Manger bio, éthique et kasher: la nouvelle “tsniout”

© Michaël Serfaty

*La tsniout recouvre la « modestie religieuse » ou la pudeur, souvent appliquée aux règles vestimentaires en monde orthodoxe

QUATRE QUESTIONS AU RABBIN DAN SMOKLER

Considérez-vous que consommer bio et/ou éthique soit une pratique juive ?

Je crois qu’il faut distinguer entre ce qui relève de la halakhah et ce qui est juif comme catégorie culturelle. La halakha se résume aux pratiques qui ont été définies par les autorités rabbiniques comme cadre législatif juif. Donc, est-ce que je considère que manger bio ou local est un acte moralement bien? Oui, absolument. Dans la mesure où la production de nourriture bio est moins néfaste pour la terre, où la consommation locale provoque moins d’émissions de CO2 et renforce les liens entre les individus, ce sont de bonnes choses. D’une façon générale, être attentif à l’environnement est certainement une injonction halakhique. Pour autant, ne pas le faire ne relève pas d’un interdit légal juif. Donc cela n’entre pas dans la définition du caractère kasher ou non d’un aliment.
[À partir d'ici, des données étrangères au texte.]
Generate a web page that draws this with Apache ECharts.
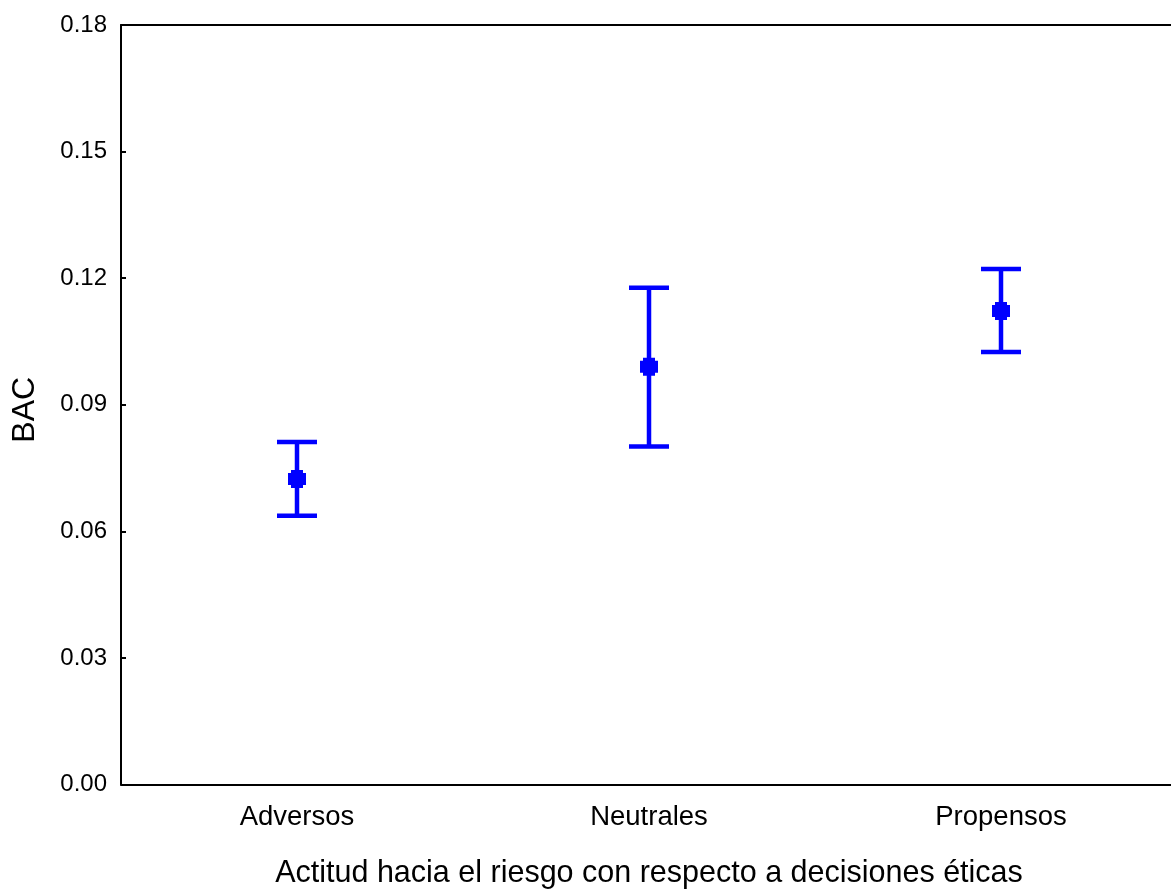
<!DOCTYPE html>
<html>
<head>
<meta charset="utf-8">
<script src="https://cdn.jsdelivr.net/npm/echarts@6/dist/echarts.min.js"></script>
<style>
  html, body { margin: 0; padding: 0; background: #fff; overflow: hidden; }
  #chart { width: 1171px; height: 889px; }
</style>
</head>
<body>
<div id="chart"></div>
<script>
// Group categories and the mean BAC with its interval bounds
const categories = ['Adversos', 'Neutrales', 'Propensos'];
const means = [0.0724, 0.0990, 0.1122];
const lowers = [0.0637, 0.0801, 0.1025];
const uppers = [0.0812, 0.1177, 0.1222];
const yTicks = [0, 0.03, 0.06, 0.09, 0.12, 0.15, 0.18];

const BLUE = '#0000ff';
const FONT = '"Liberation Sans", Arial, sans-serif';

const chart = echarts.init(document.getElementById('chart'));

chart.setOption({
  animation: false,
  // the plot frame runs slightly past the right edge of the canvas
  grid: { left: 121, top: 25, width: 1056, height: 759.5, outerBoundsMode: 'none', containLabel: false },
  xAxis: [
    {
      type: 'category',
      data: categories,
      position: 'bottom',
      axisLine: { lineStyle: { color: '#000', width: 2 } },
      axisTick: { inside: true, alignWithLabel: true, length: 5, lineStyle: { color: '#000', width: 2 } },
      axisLabel: { color: '#000', fontFamily: FONT, fontSize: 27.5, margin: 19 },
      name: 'Actitud hacia el riesgo con respecto a decisiones éticas',
      nameLocation: 'middle',
      nameGap: 74,
      nameTextStyle: { color: '#000', fontFamily: FONT, fontSize: 30.5 }
    },
    {
      type: 'category',
      data: categories,
      position: 'top',
      axisLine: { lineStyle: { color: '#000', width: 2 } },
      axisTick: { inside: true, alignWithLabel: true, length: 5, lineStyle: { color: '#000', width: 2 } },
      axisLabel: { show: false }
    }
  ],
  yAxis: {
    type: 'value',
    min: yTicks[0],
    max: yTicks[yTicks.length - 1],
    interval: 0.03,
    axisLine: { show: true, lineStyle: { color: '#000', width: 2 } },
    axisTick: { show: true, inside: true, length: 5, lineStyle: { color: '#000', width: 2 } },
    splitLine: { show: false },
    axisLabel: {
      color: '#000', fontFamily: FONT, fontSize: 24, margin: 14,
      formatter: v => v.toFixed(2)
    },
    name: 'BAC',
    nameLocation: 'middle',
    nameGap: 80,
    nameRotate: 90,
    nameTextStyle: { color: '#000', fontFamily: FONT, fontSize: 32, padding: [0, 10, 0, 0] }
  },
  series: [
    {
      // whiskers with end caps
      type: 'custom',
      xAxisIndex: 0,
      data: categories.map((c, i) => [i, lowers[i], uppers[i]]),
      renderItem: (params, api) => {
        const lo = api.coord([api.value(0), api.value(1)]);
        const hi = api.coord([api.value(0), api.value(2)]);
        const half = 20;
        const style = { stroke: BLUE, lineWidth: 4.5, fill: null };
        return {
          type: 'group',
          children: [
            { type: 'line', shape: { x1: lo[0], y1: lo[1], x2: hi[0], y2: hi[1] }, style },
            { type: 'line', shape: { x1: hi[0] - half, y1: hi[1], x2: hi[0] + half, y2: hi[1] }, style },
            { type: 'line', shape: { x1: lo[0] - half, y1: lo[1], x2: lo[0] + half, y2: lo[1] }, style }
          ]
        };
      },
      z: 2
    },
    {
      // group means: small square with notched corners
      type: 'scatter',
      xAxisIndex: 0,
      data: categories.map((c, i) => [i, means[i]]),
      symbol: 'path://M3,0 L15,0 L15,3 L18,3 L18,15 L15,15 L15,18 L3,18 L3,15 L0,15 L0,3 L3,3 Z',
      symbolSize: 18,
      itemStyle: { color: BLUE, opacity: 1 },
      z: 3
    }
  ]
});
</script>
</body>
</html>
Comprenez-vous pourquoi certains mouvements orthodoxes refusent de reconnaître la validité des nouveaux labels dits « éco-kasher » ou « éthico-kasher » ?

En premier lieu, la loi juive, par nature, est conservative et a tendance à résister à l’innovation. Les lois que nous pratiquons résultent des interprétations du texte par les Sages, autrement dit par des êtres humains ; et les êtres humains, par définition, ne sont pas parfaits. La kashrout est d’abord une question de contexte rituel de la production. Je considère que de la nourriture produite de façon non-éthique – lorsque des animaux sont torturés, des ouvriers maltraités ou que les producteurs sont malhonnêtes – ne devrait pas être consommée. Savoir si elle est kasher relèverait plus de questions de catégories. Mais disons que je la considérerais inappropriée. Un exemple classique est que le sacrificateur, le shohet, doit être moralement irréprochable. Nous avons eu ces derniers temps aux États-Unis des cas de sacrificateurs qui fraudaient le fisc, employaient des travailleurs clandestins, bafouaient le droit du travail ; leur production ne devrait pas être considérée comme kasher.
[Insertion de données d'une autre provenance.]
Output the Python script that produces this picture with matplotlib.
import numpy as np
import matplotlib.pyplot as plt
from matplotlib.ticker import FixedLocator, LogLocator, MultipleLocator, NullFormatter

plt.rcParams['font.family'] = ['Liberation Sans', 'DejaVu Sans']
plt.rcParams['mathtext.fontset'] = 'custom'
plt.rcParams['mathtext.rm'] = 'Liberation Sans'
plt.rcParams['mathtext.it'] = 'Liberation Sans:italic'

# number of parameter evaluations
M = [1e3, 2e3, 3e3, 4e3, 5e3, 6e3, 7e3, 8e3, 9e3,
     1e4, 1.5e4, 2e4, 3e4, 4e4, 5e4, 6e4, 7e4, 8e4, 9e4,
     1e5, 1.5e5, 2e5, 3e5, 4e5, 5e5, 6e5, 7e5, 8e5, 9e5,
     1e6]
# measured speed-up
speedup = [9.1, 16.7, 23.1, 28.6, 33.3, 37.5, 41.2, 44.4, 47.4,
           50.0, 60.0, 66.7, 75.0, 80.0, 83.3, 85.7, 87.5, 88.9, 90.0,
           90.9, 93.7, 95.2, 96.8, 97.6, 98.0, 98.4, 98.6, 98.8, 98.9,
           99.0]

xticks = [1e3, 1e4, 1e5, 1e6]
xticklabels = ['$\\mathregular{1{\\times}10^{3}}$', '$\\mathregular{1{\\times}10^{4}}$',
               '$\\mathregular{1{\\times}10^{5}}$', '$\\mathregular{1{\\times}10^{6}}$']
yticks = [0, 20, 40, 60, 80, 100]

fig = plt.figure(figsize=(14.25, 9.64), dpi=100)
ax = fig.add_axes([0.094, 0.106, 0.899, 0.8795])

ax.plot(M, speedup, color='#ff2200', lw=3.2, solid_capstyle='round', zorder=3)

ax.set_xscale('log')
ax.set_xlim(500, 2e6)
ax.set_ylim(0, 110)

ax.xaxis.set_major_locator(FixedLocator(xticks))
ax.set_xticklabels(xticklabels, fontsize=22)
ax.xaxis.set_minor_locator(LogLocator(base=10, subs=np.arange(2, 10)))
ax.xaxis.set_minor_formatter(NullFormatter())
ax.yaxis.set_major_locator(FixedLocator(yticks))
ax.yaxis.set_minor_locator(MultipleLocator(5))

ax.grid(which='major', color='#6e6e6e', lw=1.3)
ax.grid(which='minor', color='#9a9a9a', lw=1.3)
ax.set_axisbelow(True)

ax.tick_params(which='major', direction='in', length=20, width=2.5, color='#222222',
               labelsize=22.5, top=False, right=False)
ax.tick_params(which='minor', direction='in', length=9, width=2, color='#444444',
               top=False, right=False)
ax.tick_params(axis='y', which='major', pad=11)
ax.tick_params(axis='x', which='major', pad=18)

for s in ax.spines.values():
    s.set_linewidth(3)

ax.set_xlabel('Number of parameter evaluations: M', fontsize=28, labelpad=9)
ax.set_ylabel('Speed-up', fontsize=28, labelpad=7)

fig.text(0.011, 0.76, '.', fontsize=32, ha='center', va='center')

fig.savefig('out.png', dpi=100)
Cela n’empêche t-il de facto la production industrielle de viande kasher ? Comment savoir qui est le shohet qui a mis à mort l’animal que vous mangez ?

D’une façon générale, l’agriculture de masse et l’élevage industriel posent question. On se rend compte que la viande kasher ne devrait pas être produite de façon industrielle. Cela la rend-il non-kasher ? Certes non, mais cela reste quelque chose que nous ne devrions pas faire. il y a des choses comme ça, que vous pouvez faire, qui sont permises, mais que vous ne devriez pas faire malgré tout. Par exemple, il est permis de boire des milliers de sortes de vin kasher ; cela ne veut pas dire que vous devriez le faire ni que vous seriez une personne « morale » si vous le faisiez.

Quels seraient vos conseils pour mener une vie juive et responsable ?

Je crois que les gens doivent se modeler des représentations intégrées. Je veux dire par là que si vous observez strictement la kashrout, vous êtes également sensible à la bientraitance des animaux et à l’état de la planète. Je sais bien qu’au niveau culturel, il est particulièrement difficile pour les juifs orthodoxes d’accepter les critiques qui viennent de gens qui ne sont pas aussi stricts qu’eux quant à la kashrout.
Je voudrais voir les gens se modeler un mode de vie juif modeste, tsniout. Et par modeste, je n’entends pas la façon dont se vêtissent les femmes, mais la façon dont nous consommons. Il faut inventer la nouvelle tsniout: partager nos ressources, essayer de consommer raisonnablement, vivre humblement. Bien sûr ce n’est pas facile, ni pour les autres ni pour moi-même, mais je crois que c’est vers cela que nous devrions tendre.